## Dataset section
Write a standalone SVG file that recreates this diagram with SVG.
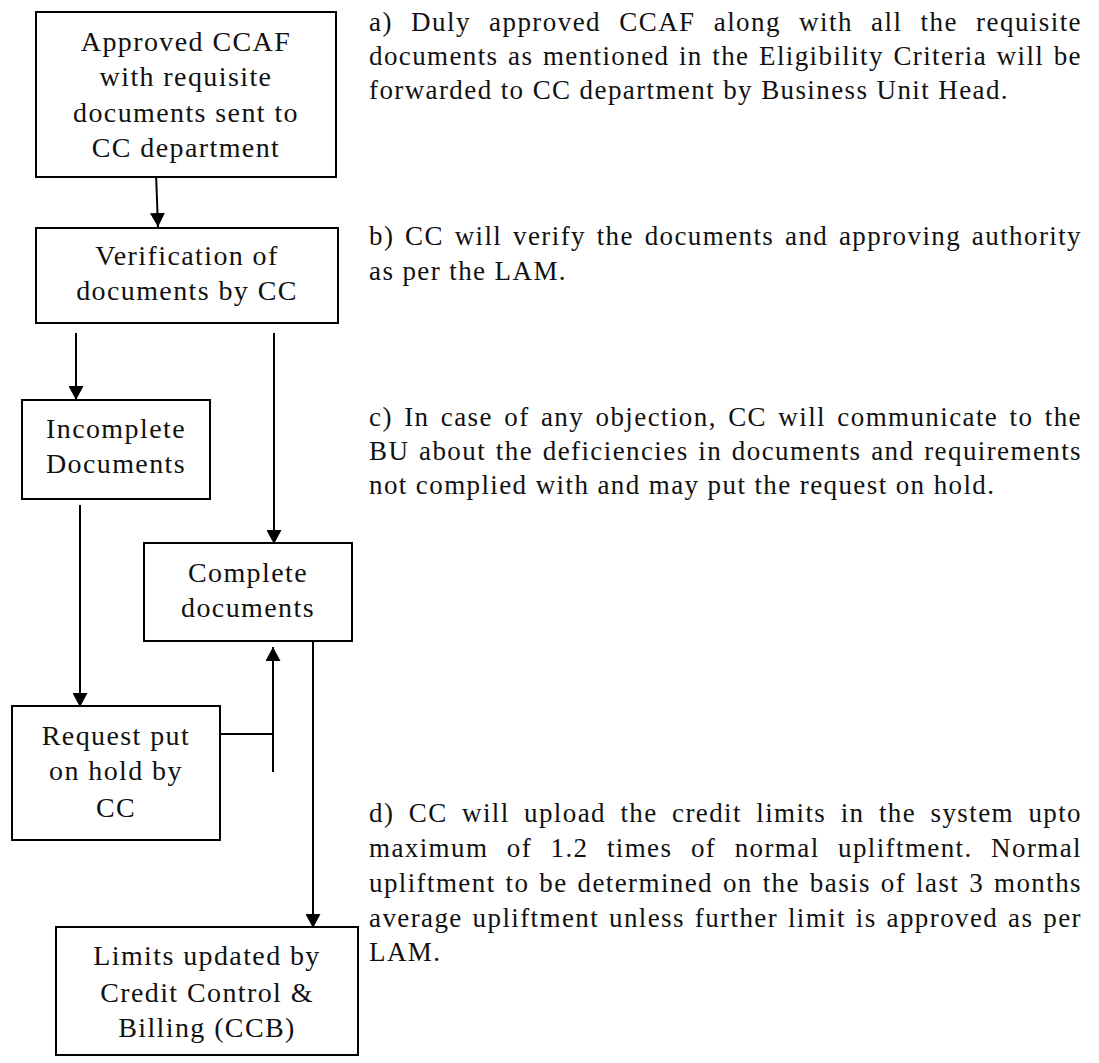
<svg xmlns="http://www.w3.org/2000/svg" width="1099" height="1063" viewBox="0 0 1099 1063">
<style>
  .box { fill: #fff; stroke: #000; stroke-width: 2; }
  .bt { font-family: "Liberation Serif", "Times New Roman", serif; font-size: 28px; letter-spacing: 1.4px; text-anchor: middle; fill: #111; }
  .pt { font-family: "Liberation Serif", "Times New Roman", serif; font-size: 27px; letter-spacing: 1.4px; fill: #111; }
  .conn { stroke: #000; stroke-width: 2; fill: none; }
</style>
<defs>
  <marker id="arrow" markerUnits="userSpaceOnUse" markerWidth="15" markerHeight="15" refX="14" refY="7.5" orient="auto">
    <path d="M0,0 L14,7.5 L0,15 z" fill="#000"/>
  </marker>
</defs>
<rect width="1099" height="1063" fill="#fff"/>

<g id="connectors">
  <line class="conn" x1="156" y1="173" x2="158" y2="227" marker-end="url(#arrow)"/>
  <line class="conn" x1="76" y1="333" x2="76" y2="400" marker-end="url(#arrow)"/>
  <line class="conn" x1="274" y1="333" x2="274" y2="544" marker-end="url(#arrow)"/>
  <line class="conn" x1="80" y1="505" x2="80" y2="707" marker-end="url(#arrow)"/>
  <line class="conn" x1="313" y1="641" x2="313" y2="928" marker-end="url(#arrow)"/>
  <line class="conn" x1="273" y1="772" x2="273" y2="647" marker-end="url(#arrow)"/>
  <line class="conn" x1="220" y1="734" x2="273" y2="734"/>
</g>

<g id="node-approved">
  <rect class="box" x="36" y="12" width="300" height="165"/>
  <text class="bt" x="186" y="51">Approved CCAF</text>
  <text class="bt" x="186" y="86">with requisite</text>
  <text class="bt" x="186" y="122">documents sent to</text>
  <text class="bt" x="186" y="157">CC department</text>
</g>

<g id="node-verification">
  <rect class="box" x="36" y="228" width="302" height="95"/>
  <text class="bt" x="187" y="265">Verification of</text>
  <text class="bt" x="187" y="300">documents by CC</text>
</g>

<g id="node-incomplete">
  <rect class="box" x="22" y="400" width="188" height="99"/>
  <text class="bt" x="116" y="438">Incomplete</text>
  <text class="bt" x="116" y="473">Documents</text>
</g>

<g id="node-complete">
  <rect class="box" x="144" y="543" width="208" height="98"/>
  <text class="bt" x="248" y="582">Complete</text>
  <text class="bt" x="248" y="617">documents</text>
</g>

<g id="node-hold">
  <rect class="box" x="12" y="706" width="208" height="134"/>
  <text class="bt" x="116" y="745">Request put</text>
  <text class="bt" x="116" y="780">on hold by</text>
  <text class="bt" x="116" y="817">CC</text>
</g>

<g id="node-limits">
  <rect class="box" x="56" y="927" width="302" height="128"/>
  <text class="bt" x="207" y="965">Limits updated by</text>
  <text class="bt" x="207" y="1002">Credit Control &amp;</text>
  <text class="bt" x="207" y="1037">Billing (CCB)</text>
</g>

<g id="notes">
  <text class="pt" x="369" y="31" word-spacing="10" textLength="713" lengthAdjust="spacing">a) Duly approved CCAF along with all the requisite</text>
  <text class="pt" x="369" y="65" word-spacing="1.4" textLength="713" lengthAdjust="spacing">documents as mentioned in the Eligibility Criteria will be</text>
  <text class="pt" x="369" y="99">forwarded to CC department by Business Unit Head.</text>

  <text class="pt" x="369" y="245" word-spacing="2.6" textLength="713" lengthAdjust="spacing">b) CC will verify the documents and approving authority</text>
  <text class="pt" x="369" y="280">as per the LAM.</text>

  <text class="pt" x="369" y="426" word-spacing="3.2" textLength="713" lengthAdjust="spacing">c) In case of any objection, CC will communicate to the</text>
  <text class="pt" x="369" y="460" word-spacing="1.6" textLength="713" lengthAdjust="spacing">BU about the deficiencies in documents and requirements</text>
  <text class="pt" x="369" y="494">not complied with and may put the request on hold.</text>

  <text class="pt" x="369" y="822" word-spacing="6.3" textLength="713" lengthAdjust="spacing">d) CC will upload the credit limits in the system upto</text>
  <text class="pt" x="369" y="857" word-spacing="10.3" textLength="713" lengthAdjust="spacing">maximum of 1.2 times of normal upliftment. Normal</text>
  <text class="pt" x="369" y="892" word-spacing="1.8" textLength="713" lengthAdjust="spacing">upliftment to be determined on the basis of last 3 months</text>
  <text class="pt" x="369" y="927" word-spacing="1.75" textLength="713" lengthAdjust="spacing">average upliftment unless further limit is approved as per</text>
  <text class="pt" x="369" y="961">LAM.</text>
</g>
</svg>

## The exercise
Restate the full listing verbatim and drop every picture.

## Answer to this exercise
Write a standalone SVG file that recreates this diagram with SVG.
<svg xmlns="http://www.w3.org/2000/svg" width="1099" height="1063" viewBox="0 0 1099 1063">
<style>
  .box { fill: #fff; stroke: #000; stroke-width: 2; }
  .bt { font-family: "Liberation Serif", "Times New Roman", serif; font-size: 28px; letter-spacing: 1.4px; text-anchor: middle; fill: #111; }
  .pt { font-family: "Liberation Serif", "Times New Roman", serif; font-size: 27px; letter-spacing: 1.4px; fill: #111; }
  .conn { stroke: #000; stroke-width: 2; fill: none; }
</style>
<defs>
  <marker id="arrow" markerUnits="userSpaceOnUse" markerWidth="15" markerHeight="15" refX="14" refY="7.5" orient="auto">
    <path d="M0,0 L14,7.5 L0,15 z" fill="#000"/>
  </marker>
</defs>
<rect width="1099" height="1063" fill="#fff"/>

<g id="connectors">
  <line class="conn" x1="156" y1="173" x2="158" y2="227" marker-end="url(#arrow)"/>
  <line class="conn" x1="76" y1="333" x2="76" y2="400" marker-end="url(#arrow)"/>
  <line class="conn" x1="274" y1="333" x2="274" y2="544" marker-end="url(#arrow)"/>
  <line class="conn" x1="80" y1="505" x2="80" y2="707" marker-end="url(#arrow)"/>
  <line class="conn" x1="313" y1="641" x2="313" y2="928" marker-end="url(#arrow)"/>
  <line class="conn" x1="273" y1="772" x2="273" y2="647" marker-end="url(#arrow)"/>
  <line class="conn" x1="220" y1="734" x2="273" y2="734"/>
</g>

<g id="node-approved">
  <rect class="box" x="36" y="12" width="300" height="165"/>
  <text class="bt" x="186" y="51">Approved CCAF</text>
  <text class="bt" x="186" y="86">with requisite</text>
  <text class="bt" x="186" y="122">documents sent to</text>
  <text class="bt" x="186" y="157">CC department</text>
</g>

<g id="node-verification">
  <rect class="box" x="36" y="228" width="302" height="95"/>
  <text class="bt" x="187" y="265">Verification of</text>
  <text class="bt" x="187" y="300">documents by CC</text>
</g>

<g id="node-incomplete">
  <rect class="box" x="22" y="400" width="188" height="99"/>
  <text class="bt" x="116" y="438">Incomplete</text>
  <text class="bt" x="116" y="473">Documents</text>
</g>

<g id="node-complete">
  <rect class="box" x="144" y="543" width="208" height="98"/>
  <text class="bt" x="248" y="582">Complete</text>
  <text class="bt" x="248" y="617">documents</text>
</g>

<g id="node-hold">
  <rect class="box" x="12" y="706" width="208" height="134"/>
  <text class="bt" x="116" y="745">Request put</text>
  <text class="bt" x="116" y="780">on hold by</text>
  <text class="bt" x="116" y="817">CC</text>
</g>

<g id="node-limits">
  <rect class="box" x="56" y="927" width="302" height="128"/>
  <text class="bt" x="207" y="965">Limits updated by</text>
  <text class="bt" x="207" y="1002">Credit Control &amp;</text>
  <text class="bt" x="207" y="1037">Billing (CCB)</text>
</g>

<g id="notes">
  <text class="pt" x="369" y="31" word-spacing="10" textLength="713" lengthAdjust="spacing">a) Duly approved CCAF along with all the requisite</text>
  <text class="pt" x="369" y="65" word-spacing="1.4" textLength="713" lengthAdjust="spacing">documents as mentioned in the Eligibility Criteria will be</text>
  <text class="pt" x="369" y="99">forwarded to CC department by Business Unit Head.</text>

  <text class="pt" x="369" y="245" word-spacing="2.6" textLength="713" lengthAdjust="spacing">b) CC will verify the documents and approving authority</text>
  <text class="pt" x="369" y="280">as per the LAM.</text>

  <text class="pt" x="369" y="426" word-spacing="3.2" textLength="713" lengthAdjust="spacing">c) In case of any objection, CC will communicate to the</text>
  <text class="pt" x="369" y="460" word-spacing="1.6" textLength="713" lengthAdjust="spacing">BU about the deficiencies in documents and requirements</text>
  <text class="pt" x="369" y="494">not complied with and may put the request on hold.</text>

  <text class="pt" x="369" y="822" word-spacing="6.3" textLength="713" lengthAdjust="spacing">d) CC will upload the credit limits in the system upto</text>
  <text class="pt" x="369" y="857" word-spacing="10.3" textLength="713" lengthAdjust="spacing">maximum of 1.2 times of normal upliftment. Normal</text>
  <text class="pt" x="369" y="892" word-spacing="1.8" textLength="713" lengthAdjust="spacing">upliftment to be determined on the basis of last 3 months</text>
  <text class="pt" x="369" y="927" word-spacing="1.75" textLength="713" lengthAdjust="spacing">average upliftment unless further limit is approved as per</text>
  <text class="pt" x="369" y="961">LAM.</text>
</g>
</svg>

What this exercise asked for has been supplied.